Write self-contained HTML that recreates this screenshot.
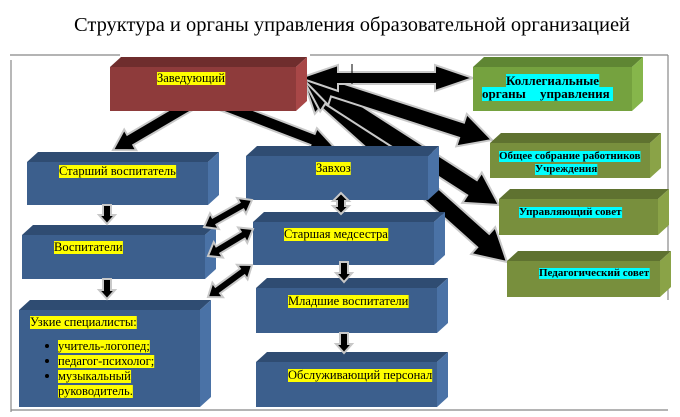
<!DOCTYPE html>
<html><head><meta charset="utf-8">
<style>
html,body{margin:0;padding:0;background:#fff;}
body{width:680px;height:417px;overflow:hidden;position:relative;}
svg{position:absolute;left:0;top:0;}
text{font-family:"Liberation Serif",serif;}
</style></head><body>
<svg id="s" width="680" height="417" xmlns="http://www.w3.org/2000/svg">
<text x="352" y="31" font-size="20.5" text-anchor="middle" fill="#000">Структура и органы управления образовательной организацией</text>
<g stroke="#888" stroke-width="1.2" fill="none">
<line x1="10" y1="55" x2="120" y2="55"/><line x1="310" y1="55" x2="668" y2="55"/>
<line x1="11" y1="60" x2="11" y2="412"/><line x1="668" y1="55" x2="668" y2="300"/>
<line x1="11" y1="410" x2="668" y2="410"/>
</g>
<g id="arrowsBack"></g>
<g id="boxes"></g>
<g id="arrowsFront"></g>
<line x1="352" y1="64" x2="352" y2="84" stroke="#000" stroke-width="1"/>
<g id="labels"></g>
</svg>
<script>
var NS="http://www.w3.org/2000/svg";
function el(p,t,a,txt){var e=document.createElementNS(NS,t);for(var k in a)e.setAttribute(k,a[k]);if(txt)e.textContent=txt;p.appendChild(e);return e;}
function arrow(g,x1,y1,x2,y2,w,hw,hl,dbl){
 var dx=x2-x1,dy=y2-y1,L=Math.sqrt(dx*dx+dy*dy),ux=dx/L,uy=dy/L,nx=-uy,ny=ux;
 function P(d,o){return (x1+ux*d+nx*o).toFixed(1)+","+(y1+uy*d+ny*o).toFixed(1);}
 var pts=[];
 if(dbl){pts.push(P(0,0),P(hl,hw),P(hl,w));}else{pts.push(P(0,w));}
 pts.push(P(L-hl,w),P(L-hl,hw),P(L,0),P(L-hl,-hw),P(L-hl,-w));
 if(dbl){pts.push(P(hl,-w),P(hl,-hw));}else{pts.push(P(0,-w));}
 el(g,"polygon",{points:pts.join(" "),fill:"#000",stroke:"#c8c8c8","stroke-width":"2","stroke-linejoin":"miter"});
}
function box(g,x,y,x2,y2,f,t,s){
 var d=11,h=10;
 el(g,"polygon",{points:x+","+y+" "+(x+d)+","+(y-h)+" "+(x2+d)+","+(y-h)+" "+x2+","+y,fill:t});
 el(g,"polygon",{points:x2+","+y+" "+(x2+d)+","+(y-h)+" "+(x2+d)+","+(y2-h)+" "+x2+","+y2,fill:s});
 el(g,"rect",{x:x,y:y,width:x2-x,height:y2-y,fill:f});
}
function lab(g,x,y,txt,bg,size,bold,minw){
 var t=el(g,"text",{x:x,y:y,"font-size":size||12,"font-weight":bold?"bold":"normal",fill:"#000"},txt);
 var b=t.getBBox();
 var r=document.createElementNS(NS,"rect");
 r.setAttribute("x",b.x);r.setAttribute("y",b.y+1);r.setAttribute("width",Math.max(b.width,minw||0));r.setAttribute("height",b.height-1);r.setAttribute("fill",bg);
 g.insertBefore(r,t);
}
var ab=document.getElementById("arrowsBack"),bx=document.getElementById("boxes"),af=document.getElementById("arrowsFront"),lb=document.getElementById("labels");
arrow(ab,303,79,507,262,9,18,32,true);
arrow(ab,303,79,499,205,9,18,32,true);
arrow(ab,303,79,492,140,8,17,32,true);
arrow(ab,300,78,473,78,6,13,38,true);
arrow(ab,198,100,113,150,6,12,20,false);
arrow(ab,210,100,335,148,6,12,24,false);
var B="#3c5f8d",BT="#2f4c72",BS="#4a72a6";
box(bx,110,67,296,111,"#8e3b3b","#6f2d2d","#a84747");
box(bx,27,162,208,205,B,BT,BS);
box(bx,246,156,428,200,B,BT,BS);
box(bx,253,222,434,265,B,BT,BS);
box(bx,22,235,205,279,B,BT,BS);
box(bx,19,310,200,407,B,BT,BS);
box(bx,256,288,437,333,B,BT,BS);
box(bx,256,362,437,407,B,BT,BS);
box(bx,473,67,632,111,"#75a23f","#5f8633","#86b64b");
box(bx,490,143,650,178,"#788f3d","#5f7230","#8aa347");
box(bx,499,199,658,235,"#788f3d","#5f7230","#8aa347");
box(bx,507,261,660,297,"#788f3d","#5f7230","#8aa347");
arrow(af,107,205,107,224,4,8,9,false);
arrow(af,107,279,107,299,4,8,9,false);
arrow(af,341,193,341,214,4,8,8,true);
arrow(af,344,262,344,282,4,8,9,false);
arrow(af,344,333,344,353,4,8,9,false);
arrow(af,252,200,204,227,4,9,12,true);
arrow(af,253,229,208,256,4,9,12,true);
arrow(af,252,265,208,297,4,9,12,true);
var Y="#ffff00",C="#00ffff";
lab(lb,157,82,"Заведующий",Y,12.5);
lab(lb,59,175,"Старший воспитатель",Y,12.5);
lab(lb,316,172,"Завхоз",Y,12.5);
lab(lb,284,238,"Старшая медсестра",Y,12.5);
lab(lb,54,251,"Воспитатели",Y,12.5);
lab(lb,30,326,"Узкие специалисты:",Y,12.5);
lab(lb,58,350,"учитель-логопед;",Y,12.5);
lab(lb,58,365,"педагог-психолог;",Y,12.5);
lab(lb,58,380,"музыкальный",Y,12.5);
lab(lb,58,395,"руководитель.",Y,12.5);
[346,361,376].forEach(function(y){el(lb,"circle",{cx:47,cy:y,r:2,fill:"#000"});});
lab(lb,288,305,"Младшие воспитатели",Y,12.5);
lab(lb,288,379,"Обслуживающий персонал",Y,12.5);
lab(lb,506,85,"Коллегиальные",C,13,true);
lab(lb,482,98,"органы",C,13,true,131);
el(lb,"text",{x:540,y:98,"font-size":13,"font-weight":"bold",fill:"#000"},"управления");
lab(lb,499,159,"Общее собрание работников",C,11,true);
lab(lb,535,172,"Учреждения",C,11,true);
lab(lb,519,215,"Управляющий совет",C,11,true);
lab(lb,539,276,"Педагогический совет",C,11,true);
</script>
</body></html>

WHAT YOU WILL DO: Transcribe the material as is, with images omitted.

ANSWER TO THE PROBLEM:
Write self-contained HTML that recreates this screenshot.
<!DOCTYPE html>
<html><head><meta charset="utf-8">
<style>
html,body{margin:0;padding:0;background:#fff;}
body{width:680px;height:417px;overflow:hidden;position:relative;}
svg{position:absolute;left:0;top:0;}
text{font-family:"Liberation Serif",serif;}
</style></head><body>
<svg id="s" width="680" height="417" xmlns="http://www.w3.org/2000/svg">
<text x="352" y="31" font-size="20.5" text-anchor="middle" fill="#000">Структура и органы управления образовательной организацией</text>
<g stroke="#888" stroke-width="1.2" fill="none">
<line x1="10" y1="55" x2="120" y2="55"/><line x1="310" y1="55" x2="668" y2="55"/>
<line x1="11" y1="60" x2="11" y2="412"/><line x1="668" y1="55" x2="668" y2="300"/>
<line x1="11" y1="410" x2="668" y2="410"/>
</g>
<g id="arrowsBack"></g>
<g id="boxes"></g>
<g id="arrowsFront"></g>
<line x1="352" y1="64" x2="352" y2="84" stroke="#000" stroke-width="1"/>
<g id="labels"></g>
</svg>
<script>
var NS="http://www.w3.org/2000/svg";
function el(p,t,a,txt){var e=document.createElementNS(NS,t);for(var k in a)e.setAttribute(k,a[k]);if(txt)e.textContent=txt;p.appendChild(e);return e;}
function arrow(g,x1,y1,x2,y2,w,hw,hl,dbl){
 var dx=x2-x1,dy=y2-y1,L=Math.sqrt(dx*dx+dy*dy),ux=dx/L,uy=dy/L,nx=-uy,ny=ux;
 function P(d,o){return (x1+ux*d+nx*o).toFixed(1)+","+(y1+uy*d+ny*o).toFixed(1);}
 var pts=[];
 if(dbl){pts.push(P(0,0),P(hl,hw),P(hl,w));}else{pts.push(P(0,w));}
 pts.push(P(L-hl,w),P(L-hl,hw),P(L,0),P(L-hl,-hw),P(L-hl,-w));
 if(dbl){pts.push(P(hl,-w),P(hl,-hw));}else{pts.push(P(0,-w));}
 el(g,"polygon",{points:pts.join(" "),fill:"#000",stroke:"#c8c8c8","stroke-width":"2","stroke-linejoin":"miter"});
}
function box(g,x,y,x2,y2,f,t,s){
 var d=11,h=10;
 el(g,"polygon",{points:x+","+y+" "+(x+d)+","+(y-h)+" "+(x2+d)+","+(y-h)+" "+x2+","+y,fill:t});
 el(g,"polygon",{points:x2+","+y+" "+(x2+d)+","+(y-h)+" "+(x2+d)+","+(y2-h)+" "+x2+","+y2,fill:s});
 el(g,"rect",{x:x,y:y,width:x2-x,height:y2-y,fill:f});
}
function lab(g,x,y,txt,bg,size,bold,minw){
 var t=el(g,"text",{x:x,y:y,"font-size":size||12,"font-weight":bold?"bold":"normal",fill:"#000"},txt);
 var b=t.getBBox();
 var r=document.createElementNS(NS,"rect");
 r.setAttribute("x",b.x);r.setAttribute("y",b.y+1);r.setAttribute("width",Math.max(b.width,minw||0));r.setAttribute("height",b.height-1);r.setAttribute("fill",bg);
 g.insertBefore(r,t);
}
var ab=document.getElementById("arrowsBack"),bx=document.getElementById("boxes"),af=document.getElementById("arrowsFront"),lb=document.getElementById("labels");
arrow(ab,303,79,507,262,9,18,32,true);
arrow(ab,303,79,499,205,9,18,32,true);
arrow(ab,303,79,492,140,8,17,32,true);
arrow(ab,300,78,473,78,6,13,38,true);
arrow(ab,198,100,113,150,6,12,20,false);
arrow(ab,210,100,335,148,6,12,24,false);
var B="#3c5f8d",BT="#2f4c72",BS="#4a72a6";
box(bx,110,67,296,111,"#8e3b3b","#6f2d2d","#a84747");
box(bx,27,162,208,205,B,BT,BS);
box(bx,246,156,428,200,B,BT,BS);
box(bx,253,222,434,265,B,BT,BS);
box(bx,22,235,205,279,B,BT,BS);
box(bx,19,310,200,407,B,BT,BS);
box(bx,256,288,437,333,B,BT,BS);
box(bx,256,362,437,407,B,BT,BS);
box(bx,473,67,632,111,"#75a23f","#5f8633","#86b64b");
box(bx,490,143,650,178,"#788f3d","#5f7230","#8aa347");
box(bx,499,199,658,235,"#788f3d","#5f7230","#8aa347");
box(bx,507,261,660,297,"#788f3d","#5f7230","#8aa347");
arrow(af,107,205,107,224,4,8,9,false);
arrow(af,107,279,107,299,4,8,9,false);
arrow(af,341,193,341,214,4,8,8,true);
arrow(af,344,262,344,282,4,8,9,false);
arrow(af,344,333,344,353,4,8,9,false);
arrow(af,252,200,204,227,4,9,12,true);
arrow(af,253,229,208,256,4,9,12,true);
arrow(af,252,265,208,297,4,9,12,true);
var Y="#ffff00",C="#00ffff";
lab(lb,157,82,"Заведующий",Y,12.5);
lab(lb,59,175,"Старший воспитатель",Y,12.5);
lab(lb,316,172,"Завхоз",Y,12.5);
lab(lb,284,238,"Старшая медсестра",Y,12.5);
lab(lb,54,251,"Воспитатели",Y,12.5);
lab(lb,30,326,"Узкие специалисты:",Y,12.5);
lab(lb,58,350,"учитель-логопед;",Y,12.5);
lab(lb,58,365,"педагог-психолог;",Y,12.5);
lab(lb,58,380,"музыкальный",Y,12.5);
lab(lb,58,395,"руководитель.",Y,12.5);
[346,361,376].forEach(function(y){el(lb,"circle",{cx:47,cy:y,r:2,fill:"#000"});});
lab(lb,288,305,"Младшие воспитатели",Y,12.5);
lab(lb,288,379,"Обслуживающий персонал",Y,12.5);
lab(lb,506,85,"Коллегиальные",C,13,true);
lab(lb,482,98,"органы",C,13,true,131);
el(lb,"text",{x:540,y:98,"font-size":13,"font-weight":"bold",fill:"#000"},"управления");
lab(lb,499,159,"Общее собрание работников",C,11,true);
lab(lb,535,172,"Учреждения",C,11,true);
lab(lb,519,215,"Управляющий совет",C,11,true);
lab(lb,539,276,"Педагогический совет",C,11,true);
</script>
</body></html>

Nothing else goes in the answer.